DIY Backyard Makeover

Previously published in The Wave.


For the past four years, our backyard has been a renovation dumping ground. Now that the house is essentially done, we wanted to clean things up and start the backyard garden for the summer.

In April, I watched this awesome show on Netflix called Love Your Garden. It’s hosted by Alan Titchmarsh, a professional English gardener, poet and gardening journalist turned TV personality. Alan and his quirky, knowledgeable team visits homes around the United Kingdom helping people transform their gardens. The families are deserving, having overcome difficult hardships, such as a husband who lost his legs in Afghanistan or a family with a special needs child that can’t get around and play in the backyard. The show is so inspiring and the gardens they build are lavish… maybe a little too lavish. “Matt, I think we need a water feature in the backyard. Alan said the sound of streaming water will create a tranquil outdoor living space.” “You live 100 yards from the 2nd largest stream on the planet, NO.”

But I never give up, never give in: “And since I love cooking, it makes sense to build an outdoor brick pizza oven. Alan said if you enjoy entertaining you should have an outdoor kitchen in the garden.” “Oh, sod off Titchmarsh!” Matt grumbled, killing my dreams.

After looking at our bank account and getting some pricing from landscape architectures and masonry companies, I realized my gorgeous English country garden with a cascading waterfall pond, outdoor kitchen, scarlet honeysuckle trellis entry and raised teak vegetable garden beds was not happening this year. Or possibly ever. Wanting to enjoy the yard in some capacity,  I decided a DIY backyard garden was my only option. Matt was relieved that my mind drifted back from across the pond, back to reality.

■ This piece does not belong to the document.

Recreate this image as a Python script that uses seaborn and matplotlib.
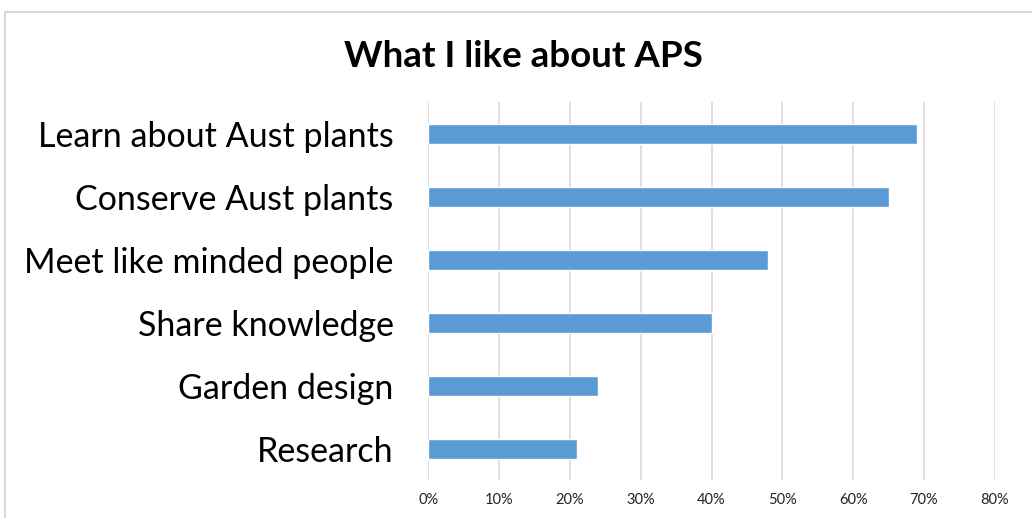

Our yard is mostly concrete and sand – a challenge. There is one large strip of plantable area – about 5ft by 100ft feet long. I bought three car loads full of shade tolerant plants and some annuals (petunias, marigolds and creeping jenny) from Lisena Garden Center. I was ready to get to work. Sifting through chips of our old asbestos siding,  broken glass and concrete in the “soil” was a terrible task. I added 20, 40 pound bags of compost once cleared. To combat the weeds and make things look pretty, I mulched the whole stretch after planting – back-aching work. It took a solid two days just for this section.

We had slate pavers left over from the front garden pathway so it made sense to make a patio over “sandbox” one. We hired help to get that job done.  In the other “sandbox” section we used a few pieces of slate as stepping stones, connecting the main house to the bungalow. Between the stones we planted grass seed. I very clearly remember Matt telling me two years ago when we built out the front garden, “Grass is TOO Long Island.” How the tides have turned. Matt has become oddly obsessed with watching the grass grow.  Every morning he’s been checking on it. He waters it daily. He sends me pictures of the grass. He gets on his hands and knees sometimes, evaluating the growth at eye level. One night, I saw him out there with his iphone flashlight!!


The rest of the yard is a concrete jungle. We thought to use planters to break up that space. Some we had and some Matt built. Three planters Matt upcycled, constructing them out of old porch columns! To finish things off, we found second hand furniture. We’re not in love with it, but it will due for now.

I should have known better, going through the house renovations that an instant backyard was unrealistic and actually not the best approach. I’ve learned it’s better to live with it for a while. On paper for example, a dining patio may look great in one location but after a few BBQs,  you may realize it’s better to have the table closer to the back door, which leads into the kitchen. I was telling my father-in-law Jerry about the backyard and said to him, “Yeah it will take a few years for us to suss it out.” He said, “It will take a lifetime, but that’s the fun of it!”